Jenna is off road-tripping across Southern Africa, so this week Wesley reunites with Alex Pappademas, his old co-host on Grantland’s podcast “Do You Like Prince Movies?” Wesley explains why he found President Obama’s final Medal of Freedom Ceremony to be the most emotional cultural moment of the year, then he and Alex imagine the people who will be honored by President Trump. One artist they hope won't be on the list: the Weeknd, who after some debate Wesley and Alex decide is a phony.

The Brilliance of Kerry James Marshall | Episode 12  

Join our field trip to The Met Breuer, the Metropolitan Museum’s new space in New York dedicated to contemporary art, where we give you an audio tour of the painter Kerry James Marshall’s astonishing retrospective. We also have picks for movies to see this weekend. “Almost Christmas” is a film for the whole family; “The Handmaiden” is more of a solo midnight show.

How to  Survive Thanksgiving | Episode 11  

To nourish your souls this week, we’re serving up some serious comfort food live from the kitchen of the New York Times food editor Sam Sifton. Sam literally wrote the book on Thanksgiving, and he walks us through how to make the perfect gravy, his tips for carving the turkey and his most important rules for the meal. And because this year’s Thanksgiving is going to be different for many families, we talk about how to navigate postelection tensions and practice radical acceptance. Plus: the case for replacing turkey with fried chicken and Jenna’s tips for traveling.

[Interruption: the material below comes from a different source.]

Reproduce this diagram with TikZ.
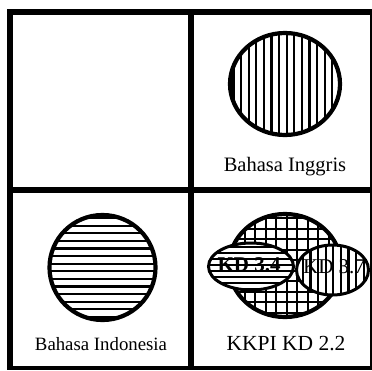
\documentclass[tikz,border=0pt]{standalone}
\usepackage{fontspec}
\setmainfont{Liberation Serif}
\begin{document}
\begin{tikzpicture}[x=1pt,y=-1pt,
  frame/.style={fill=black},
  hatchline/.style={line width=2.3pt},
  gridline/.style={line width=2pt},
  outline/.style={line width=4.2pt},
  thinoutline/.style={line width=3pt},
  label/.style={anchor=base,inner sep=0pt}]
\useasboundingbox (0,0) rectangle (372,370);
\fill[white] (0,0) rectangle (372,370);
% frame
\fill[frame] (6.5,8.5) rectangle (12.5,370);
\fill[frame] (6.5,8.5) rectangle (372,15);
\fill[frame] (188,8.5) rectangle (194,370);
\fill[frame] (6.5,186.5) rectangle (372,193);
\fill[frame] (6.5,365.5) rectangle (372,370);
\fill[frame] (369.5,8.5) rectangle (372,370);
% top-right: vertical hatch circle
\coordinate (c1) at (285,84);
\begin{scope}
  \clip (c1) ellipse [x radius=55, y radius=51];
  \foreach \k in {-8,...,8} \draw[hatchline] (286.7+7.6*\k,20) -- (286.7+7.6*\k,150);
\end{scope}
\draw[outline] (c1) ellipse [x radius=55, y radius=51];
\node[label,font=\fontsize{20.5}{24}\selectfont] (inggris) at (285,171) {Bahasa Inggris};
% bottom-left: horizontal hatch circle
\coordinate (c2) at (102.5,267.5);
\begin{scope}
  \clip (c2) ellipse [x radius=53, y radius=52.5];
  \foreach \k in {-8,...,8} \draw[hatchline] (40,267.5+7.6*\k+3.8) -- (165,267.5+7.6*\k+3.8);
\end{scope}
\draw[outline] (c2) ellipse [x radius=53, y radius=52.5];
\node[label,font=\fontsize{18.8}{22}\selectfont] (indonesia) at (101,350) {Bahasa Indonesia};
% bottom-right: grid circle
\coordinate (c3) at (285,265.5);
\begin{scope}
  \clip (c3) ellipse [x radius=56, y radius=51.5];
  \foreach \k in {-6,...,6} {
    \draw[gridline] (286.7+10.5*\k,205) -- (286.7+10.5*\k,330);
    \draw[gridline] (220,265.5+10.5*\k+5) -- (350,265.5+10.5*\k+5);
  }
\end{scope}
\draw[outline] (c3) ellipse [x radius=56, y radius=51.5];
% left ellipse KD 3.4
\coordinate (e1) at (251,266.5);
\fill[white] (e1) ellipse [x radius=42.5, y radius=23.5];
\begin{scope}
  \clip (e1) ellipse [x radius=42.5, y radius=23.5];
  \foreach \k in {-5,...,5} \draw[gridline] (200,265+5.9*\k) -- (300,265+5.9*\k);
\end{scope}
\draw[thinoutline] (e1) ellipse [x radius=42.5, y radius=23.5];
\node[label,font=\fontsize{21}{24}\selectfont\bfseries] (kd34) at (249,271.5) {KD 3.4};
% right ellipse KD 3.7
\coordinate (e2) at (332.5,270);
\fill[white] (e2) ellipse [x radius=36, y radius=25];
\begin{scope}
  \clip (e2) ellipse [x radius=36, y radius=25];
  \foreach \k in {-5,...,5} \draw[hatchline] (333.3+7.6*\k,240) -- (333.3+7.6*\k,300);
\end{scope}
\draw[thinoutline] (e2) ellipse [x radius=36, y radius=25];
\node[label,font=\fontsize{21}{24}\selectfont] (kd37) at (334,273) {KD 3.7};
\node[label,font=\fontsize{21.5}{24}\selectfont] (kkpi) at (286,350) {KKPI KD 2.2};
% redraw right frame edge over ellipse
\fill[frame] (369.5,193) rectangle (372,365.5);
\end{tikzpicture}
\end{document}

The Day After | Episode 10  

Through tears, and with the help of our oracle Margo Jefferson, we begin to process the election of Donald J. Trump.

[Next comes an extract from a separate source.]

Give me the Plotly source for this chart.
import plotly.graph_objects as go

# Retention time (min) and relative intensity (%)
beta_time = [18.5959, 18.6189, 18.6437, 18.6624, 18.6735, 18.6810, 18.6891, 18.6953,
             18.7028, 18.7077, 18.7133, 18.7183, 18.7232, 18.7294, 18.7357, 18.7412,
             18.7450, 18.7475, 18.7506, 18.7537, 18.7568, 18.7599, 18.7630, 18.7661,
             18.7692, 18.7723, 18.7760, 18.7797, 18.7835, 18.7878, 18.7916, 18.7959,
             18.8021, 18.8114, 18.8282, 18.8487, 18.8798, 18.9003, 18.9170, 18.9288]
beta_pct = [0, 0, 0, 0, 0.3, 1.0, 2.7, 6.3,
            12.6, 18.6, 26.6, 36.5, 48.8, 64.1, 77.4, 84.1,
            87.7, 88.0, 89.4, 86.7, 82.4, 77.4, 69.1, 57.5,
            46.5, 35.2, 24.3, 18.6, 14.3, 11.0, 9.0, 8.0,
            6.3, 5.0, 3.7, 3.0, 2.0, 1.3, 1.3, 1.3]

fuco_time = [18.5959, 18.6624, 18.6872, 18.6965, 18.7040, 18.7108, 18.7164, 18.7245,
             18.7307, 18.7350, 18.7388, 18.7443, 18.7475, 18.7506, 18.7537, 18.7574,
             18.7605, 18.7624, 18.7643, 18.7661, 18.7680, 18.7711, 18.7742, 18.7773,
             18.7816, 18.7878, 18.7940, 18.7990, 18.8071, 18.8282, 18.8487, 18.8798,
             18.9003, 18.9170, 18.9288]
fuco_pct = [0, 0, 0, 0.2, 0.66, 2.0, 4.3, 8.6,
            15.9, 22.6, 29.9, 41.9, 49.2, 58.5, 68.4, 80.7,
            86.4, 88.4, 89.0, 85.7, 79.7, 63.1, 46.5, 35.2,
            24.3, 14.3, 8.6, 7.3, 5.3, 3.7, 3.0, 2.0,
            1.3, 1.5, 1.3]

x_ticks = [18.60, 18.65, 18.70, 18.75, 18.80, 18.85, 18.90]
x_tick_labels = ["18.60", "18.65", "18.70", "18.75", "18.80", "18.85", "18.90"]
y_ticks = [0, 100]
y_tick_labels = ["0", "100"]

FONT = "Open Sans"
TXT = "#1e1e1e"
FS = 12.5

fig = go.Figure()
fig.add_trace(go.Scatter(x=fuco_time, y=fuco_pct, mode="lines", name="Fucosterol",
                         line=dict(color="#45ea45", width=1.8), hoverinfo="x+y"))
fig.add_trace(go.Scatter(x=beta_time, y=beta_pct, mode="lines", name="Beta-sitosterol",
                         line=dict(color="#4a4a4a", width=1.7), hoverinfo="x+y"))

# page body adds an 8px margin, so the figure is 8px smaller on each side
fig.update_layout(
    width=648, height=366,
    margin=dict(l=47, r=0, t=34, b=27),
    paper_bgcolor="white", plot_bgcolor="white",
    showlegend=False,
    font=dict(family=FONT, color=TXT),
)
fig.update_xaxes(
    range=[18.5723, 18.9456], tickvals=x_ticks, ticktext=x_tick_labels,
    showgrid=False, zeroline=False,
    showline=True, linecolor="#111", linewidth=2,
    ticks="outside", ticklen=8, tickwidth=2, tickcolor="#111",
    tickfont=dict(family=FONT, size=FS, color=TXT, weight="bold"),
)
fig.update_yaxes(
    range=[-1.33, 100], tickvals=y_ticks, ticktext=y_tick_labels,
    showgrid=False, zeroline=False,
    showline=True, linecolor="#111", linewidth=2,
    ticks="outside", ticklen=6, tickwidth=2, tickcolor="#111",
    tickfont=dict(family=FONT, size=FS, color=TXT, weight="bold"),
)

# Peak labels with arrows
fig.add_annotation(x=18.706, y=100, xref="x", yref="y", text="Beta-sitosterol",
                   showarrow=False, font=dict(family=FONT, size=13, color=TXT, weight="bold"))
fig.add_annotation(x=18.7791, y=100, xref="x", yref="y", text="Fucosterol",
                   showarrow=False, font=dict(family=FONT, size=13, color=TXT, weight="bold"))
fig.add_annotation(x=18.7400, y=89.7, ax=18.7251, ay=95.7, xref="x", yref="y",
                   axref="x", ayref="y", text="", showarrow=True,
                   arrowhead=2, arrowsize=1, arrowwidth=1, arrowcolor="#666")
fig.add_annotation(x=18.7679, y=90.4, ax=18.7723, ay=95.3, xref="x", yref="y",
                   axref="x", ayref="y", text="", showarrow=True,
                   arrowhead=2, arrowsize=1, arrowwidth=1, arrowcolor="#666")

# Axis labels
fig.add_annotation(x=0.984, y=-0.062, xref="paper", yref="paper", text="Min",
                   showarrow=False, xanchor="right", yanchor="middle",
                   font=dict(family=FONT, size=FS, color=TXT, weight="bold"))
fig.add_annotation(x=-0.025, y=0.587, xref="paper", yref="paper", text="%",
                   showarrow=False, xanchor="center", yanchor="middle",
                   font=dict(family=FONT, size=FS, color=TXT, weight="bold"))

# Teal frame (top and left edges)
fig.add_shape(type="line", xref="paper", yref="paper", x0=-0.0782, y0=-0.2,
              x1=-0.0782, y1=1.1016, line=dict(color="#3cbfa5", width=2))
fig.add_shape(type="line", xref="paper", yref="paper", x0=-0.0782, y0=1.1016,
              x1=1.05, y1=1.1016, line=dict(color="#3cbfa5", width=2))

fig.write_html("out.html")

Dancing in the Moonlight | Episode 9  

To combat the stresses of an election we want to end and the onset of winter, we’re offering a whole episode dedicated to things that make us feel good. We talk to the Times film critic A.O. Scott about “Moonlight,” a movie everyone agrees is perfect. We celebrate “A Seat at the Table,” Solange’s lusciously spare new album, in which she comes into her own as an artist. And we end with a few tips from Jenna on how to survive not only the next week but maybe the rest of your life.

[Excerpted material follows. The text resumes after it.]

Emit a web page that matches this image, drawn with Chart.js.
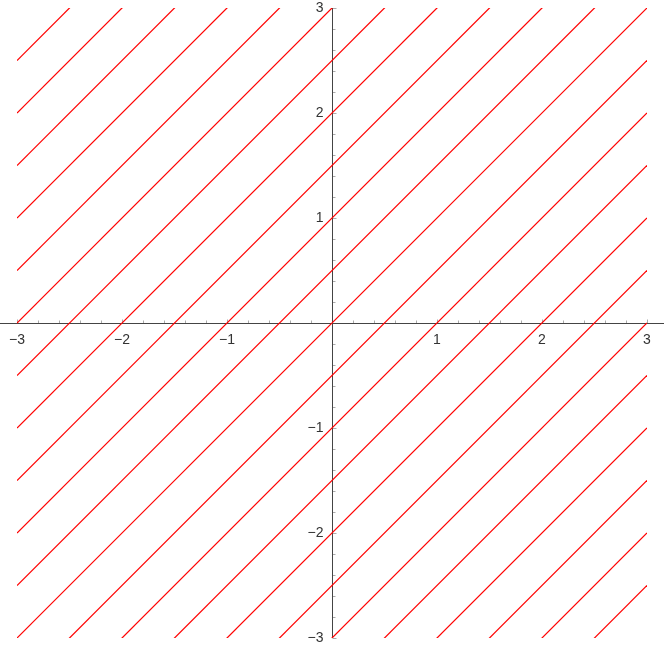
<!DOCTYPE html>
<html>
<head>
<meta charset="utf-8">
<script src="https://cdn.jsdelivr.net/npm/chart.js@4"></script>
<style>
  html, body { margin: 0; padding: 0; background: #fff; }
  #wrap { width: 664px; height: 654px; }
</style>
</head>
<body>
<div id="wrap"><canvas id="plot" width="664" height="654"></canvas></div>
<script>
// intercepts c of the lines y = x + c
const intercepts = [5.5, 5, 4.5, 4, 3.5, 3, 2.5, 2, 1.5, 1, 0.5, 0,
  -0.5, -1, -1.5, -2, -2.5, -3, -3.5, -4, -4.5, -5, -5.5];
const xRange = [-3, 3];
const yRange = [-3, 3];
const xTickLabels = [-3, -2, -1, 1, 2, 3];
const yTickLabels = [-3, -2, -1, 1, 2, 3];
const minorStep = 0.2;
const lineColor = 'rgb(255, 0, 0)';

const fmt = v => (v < 0 ? '\u2212' + Math.abs(v) : String(v));

// axes through the origin, drawn under the lines
const crossAxes = {
  id: 'crossAxes',
  beforeDatasetsDraw(chart) {
    const { ctx, scales: { x, y }, width } = chart;
    const x0 = Math.round(x.getPixelForValue(0)) + 0.5;
    const y0 = Math.round(y.getPixelForValue(0)) + 0.5;
    ctx.save();
    ctx.lineWidth = 1;

    // ticks
    ctx.strokeStyle = '#aaa';
    const n = Math.round((xRange[1] - xRange[0]) / minorStep);
    for (let i = 0; i <= n; i++) {
      const v = xRange[0] + i * minorStep;
      if (Math.abs(v) < 1e-9) continue;
      const major = Math.abs(v - Math.round(v)) < 1e-9;
      const len = major ? 4 : 3;
      const px = Math.round(x.getPixelForValue(v)) + 0.5;
      ctx.beginPath();
      ctx.moveTo(px, y0);
      ctx.lineTo(px, y0 - len);
      ctx.stroke();
      const py = Math.round(y.getPixelForValue(v)) + 0.5;
      ctx.beginPath();
      ctx.moveTo(x0, py);
      ctx.lineTo(x0 + len, py);
      ctx.stroke();
    }

    // axis lines
    ctx.strokeStyle = '#444';
    ctx.beginPath();
    ctx.moveTo(0, y0);
    ctx.lineTo(width, y0);
    ctx.stroke();
    ctx.beginPath();
    ctx.moveTo(x0, y.getPixelForValue(yRange[1]));
    ctx.lineTo(x0, y.getPixelForValue(yRange[0]));
    ctx.stroke();

    // labels
    ctx.fillStyle = '#333';
    ctx.font = '14px "Liberation Sans", Arial, sans-serif';
    ctx.textAlign = 'center';
    ctx.textBaseline = 'middle';
    xTickLabels.forEach(v => {
      ctx.fillText(fmt(v), x.getPixelForValue(v), y0 + 17);
    });
    ctx.textAlign = 'right';
    yTickLabels.forEach(v => {
      ctx.fillText(fmt(v), x0 - 9, y.getPixelForValue(v));
    });
    ctx.restore();
  }
};

const datasets = intercepts.map(c => ({
  label: 'y = x + ' + c,
  data: [{ x: xRange[0], y: xRange[0] + c }, { x: xRange[1], y: xRange[1] + c }],
  borderColor: lineColor,
  backgroundColor: lineColor,
  borderWidth: 1.2,
  pointRadius: 0,
  tension: 0,
  showLine: true,
  fill: false
}));

new Chart(document.getElementById('plot').getContext('2d'), {
  type: 'scatter',
  data: { datasets },
  options: {
    responsive: false,
    animation: false,
    layout: { padding: { left: 17, right: 17, top: 8, bottom: 16 } },
    elements: { line: { borderColor: lineColor } },
    plugins: {
      colors: { enabled: false },
      legend: { display: false },
      tooltip: { enabled: false }
    },
    scales: {
      x: { type: 'linear', min: xRange[0], max: xRange[1], display: false },
      y: { type: 'linear', min: yRange[0], max: yRange[1], display: false }
    }
  },
  plugins: [crossAxes]
});
</script>
</body>
</html>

Nudity Clause | Episode 8  

This week we’re talking about penises. Specifically, penises on the big screen. There are more and more of them, but the penises deemed safe enough to see tend to be white ones. We talk about the role of black penises and black sexuality in popular culture. Plus, Jenna puts Barack Obama’s digital legacy in perspective, and then our boss, Jake Silverstein, joins us to discuss the one thing we never got from the president.

Peak Black TV | Episode 7  

This week, we devote an entire episode to our favorite (and not so favorite) shows on TV, touching on “Queen Sugar,” “Westworld,” “Insecure,” “Empire,” and more. We give out superlatives, delve into the brilliance of Donald Glover’s “Atlanta,” and attempt to answer the question: Have we reached peak black TV?